#### SET PROBLEM:
Omit the pictures, then write out every entry exactly as it reads.

#### DATASET CONTENT:
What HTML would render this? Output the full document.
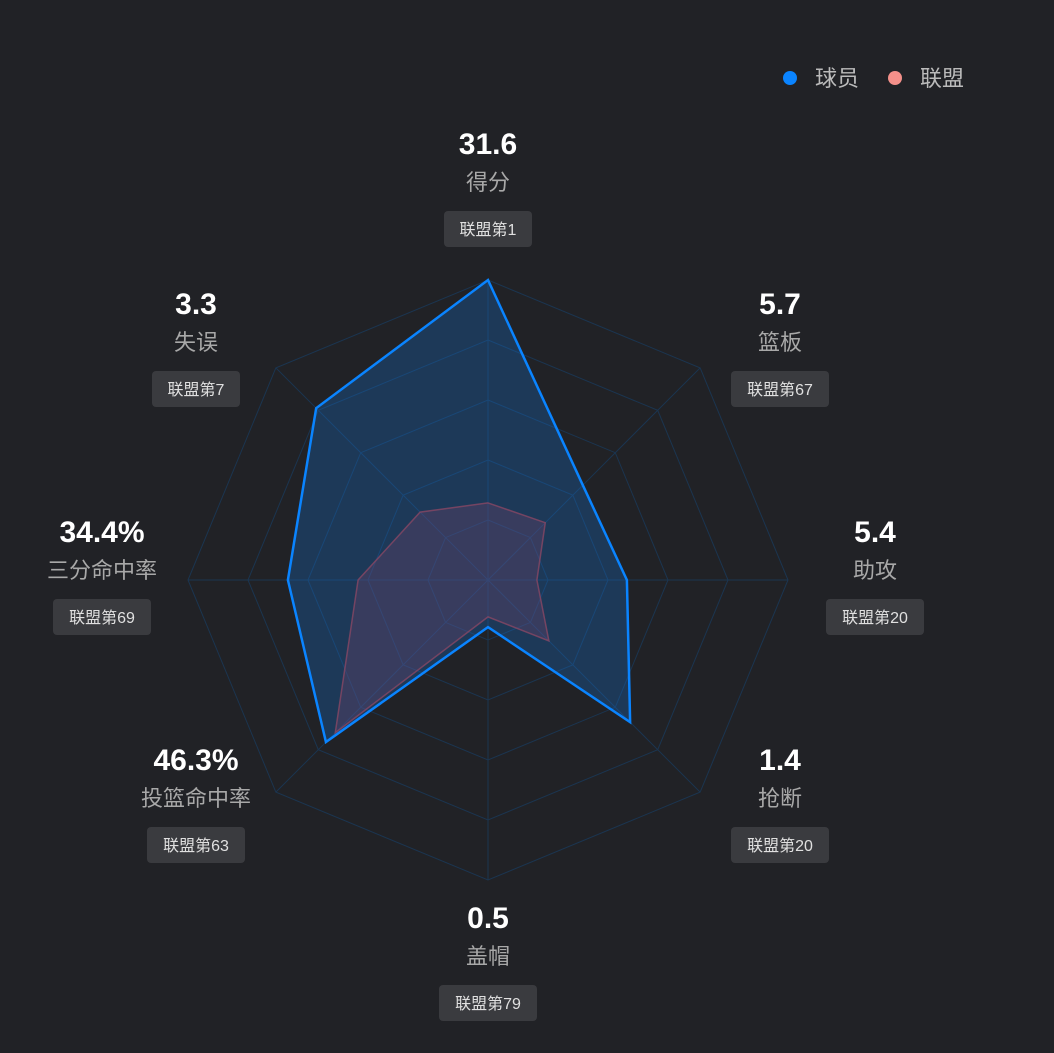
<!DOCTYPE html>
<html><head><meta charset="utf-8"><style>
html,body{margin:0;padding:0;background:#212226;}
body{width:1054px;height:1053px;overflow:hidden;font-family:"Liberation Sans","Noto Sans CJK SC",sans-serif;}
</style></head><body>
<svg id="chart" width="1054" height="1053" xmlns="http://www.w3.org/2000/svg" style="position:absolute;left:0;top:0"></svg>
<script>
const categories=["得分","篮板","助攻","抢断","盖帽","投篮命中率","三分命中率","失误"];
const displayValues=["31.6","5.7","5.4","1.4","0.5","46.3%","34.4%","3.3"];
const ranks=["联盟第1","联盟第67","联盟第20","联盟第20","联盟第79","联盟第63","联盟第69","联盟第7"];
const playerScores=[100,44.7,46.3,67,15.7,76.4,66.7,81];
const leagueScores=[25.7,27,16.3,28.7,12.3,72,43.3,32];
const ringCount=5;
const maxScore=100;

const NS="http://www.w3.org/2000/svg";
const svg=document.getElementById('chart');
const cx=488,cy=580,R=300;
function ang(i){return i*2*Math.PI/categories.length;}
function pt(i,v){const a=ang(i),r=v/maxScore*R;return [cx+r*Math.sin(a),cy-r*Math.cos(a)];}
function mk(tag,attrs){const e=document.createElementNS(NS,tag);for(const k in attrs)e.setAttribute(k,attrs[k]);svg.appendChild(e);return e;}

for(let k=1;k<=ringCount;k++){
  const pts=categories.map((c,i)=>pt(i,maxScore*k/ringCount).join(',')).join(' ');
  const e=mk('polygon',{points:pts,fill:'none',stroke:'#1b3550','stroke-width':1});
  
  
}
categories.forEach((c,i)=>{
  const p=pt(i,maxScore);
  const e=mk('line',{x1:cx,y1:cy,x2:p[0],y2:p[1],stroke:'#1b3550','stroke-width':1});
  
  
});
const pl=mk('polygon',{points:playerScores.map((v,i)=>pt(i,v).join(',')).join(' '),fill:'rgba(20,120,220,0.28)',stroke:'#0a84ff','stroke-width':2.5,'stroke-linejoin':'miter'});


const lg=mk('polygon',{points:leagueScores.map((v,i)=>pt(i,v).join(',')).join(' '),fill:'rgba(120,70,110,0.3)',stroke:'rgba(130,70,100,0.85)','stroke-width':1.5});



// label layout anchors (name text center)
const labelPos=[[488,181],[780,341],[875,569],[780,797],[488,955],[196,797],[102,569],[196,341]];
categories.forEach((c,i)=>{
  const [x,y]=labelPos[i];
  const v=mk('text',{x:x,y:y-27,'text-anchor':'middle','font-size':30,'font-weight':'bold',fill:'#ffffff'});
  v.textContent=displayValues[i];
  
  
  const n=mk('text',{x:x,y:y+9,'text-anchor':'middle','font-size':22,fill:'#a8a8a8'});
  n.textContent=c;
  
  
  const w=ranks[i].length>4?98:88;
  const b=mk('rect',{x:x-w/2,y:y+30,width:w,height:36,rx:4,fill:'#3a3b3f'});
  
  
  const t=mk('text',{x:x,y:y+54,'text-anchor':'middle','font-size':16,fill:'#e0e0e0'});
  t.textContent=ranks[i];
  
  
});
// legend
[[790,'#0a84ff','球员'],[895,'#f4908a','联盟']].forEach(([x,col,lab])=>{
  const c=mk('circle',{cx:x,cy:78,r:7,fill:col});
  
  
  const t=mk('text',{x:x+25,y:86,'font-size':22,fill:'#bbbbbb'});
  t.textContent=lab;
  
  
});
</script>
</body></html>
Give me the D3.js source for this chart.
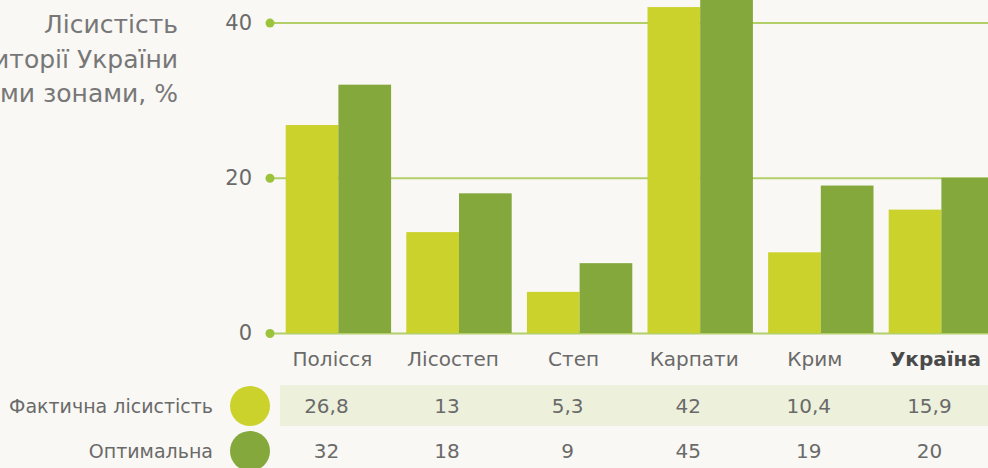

#### CORRECT RESPONSE:
What HTML would render this? Output the full document.
<!DOCTYPE html>
<html><head><meta charset="utf-8"><style>
html,body{margin:0;padding:0;background:#212226;}
body{width:1054px;height:1053px;overflow:hidden;font-family:"Liberation Sans","Noto Sans CJK SC",sans-serif;}
</style></head><body>
<svg id="chart" width="1054" height="1053" xmlns="http://www.w3.org/2000/svg" style="position:absolute;left:0;top:0"></svg>
<script>
const categories=["得分","篮板","助攻","抢断","盖帽","投篮命中率","三分命中率","失误"];
const displayValues=["31.6","5.7","5.4","1.4","0.5","46.3%","34.4%","3.3"];
const ranks=["联盟第1","联盟第67","联盟第20","联盟第20","联盟第79","联盟第63","联盟第69","联盟第7"];
const playerScores=[100,44.7,46.3,67,15.7,76.4,66.7,81];
const leagueScores=[25.7,27,16.3,28.7,12.3,72,43.3,32];
const ringCount=5;
const maxScore=100;

const NS="http://www.w3.org/2000/svg";
const svg=document.getElementById('chart');
const cx=488,cy=580,R=300;
function ang(i){return i*2*Math.PI/categories.length;}
function pt(i,v){const a=ang(i),r=v/maxScore*R;return [cx+r*Math.sin(a),cy-r*Math.cos(a)];}
function mk(tag,attrs){const e=document.createElementNS(NS,tag);for(const k in attrs)e.setAttribute(k,attrs[k]);svg.appendChild(e);return e;}

for(let k=1;k<=ringCount;k++){
  const pts=categories.map((c,i)=>pt(i,maxScore*k/ringCount).join(',')).join(' ');
  const e=mk('polygon',{points:pts,fill:'none',stroke:'#1b3550','stroke-width':1});
  
  
}
categories.forEach((c,i)=>{
  const p=pt(i,maxScore);
  const e=mk('line',{x1:cx,y1:cy,x2:p[0],y2:p[1],stroke:'#1b3550','stroke-width':1});
  
  
});
const pl=mk('polygon',{points:playerScores.map((v,i)=>pt(i,v).join(',')).join(' '),fill:'rgba(20,120,220,0.28)',stroke:'#0a84ff','stroke-width':2.5,'stroke-linejoin':'miter'});


const lg=mk('polygon',{points:leagueScores.map((v,i)=>pt(i,v).join(',')).join(' '),fill:'rgba(120,70,110,0.3)',stroke:'rgba(130,70,100,0.85)','stroke-width':1.5});



// label layout anchors (name text center)
const labelPos=[[488,181],[780,341],[875,569],[780,797],[488,955],[196,797],[102,569],[196,341]];
categories.forEach((c,i)=>{
  const [x,y]=labelPos[i];
  const v=mk('text',{x:x,y:y-27,'text-anchor':'middle','font-size':30,'font-weight':'bold',fill:'#ffffff'});
  v.textContent=displayValues[i];
  
  
  const n=mk('text',{x:x,y:y+9,'text-anchor':'middle','font-size':22,fill:'#a8a8a8'});
  n.textContent=c;
  
  
  const w=ranks[i].length>4?98:88;
  const b=mk('rect',{x:x-w/2,y:y+30,width:w,height:36,rx:4,fill:'#3a3b3f'});
  
  
  const t=mk('text',{x:x,y:y+54,'text-anchor':'middle','font-size':16,fill:'#e0e0e0'});
  t.textContent=ranks[i];
  
  
});
// legend
[[790,'#0a84ff','球员'],[895,'#f4908a','联盟']].forEach(([x,col,lab])=>{
  const c=mk('circle',{cx:x,cy:78,r:7,fill:col});
  
  
  const t=mk('text',{x:x+25,y:86,'font-size':22,fill:'#bbbbbb'});
  t.textContent=lab;
  
  
});
</script>
</body></html>
Give me the D3.js source for this chart.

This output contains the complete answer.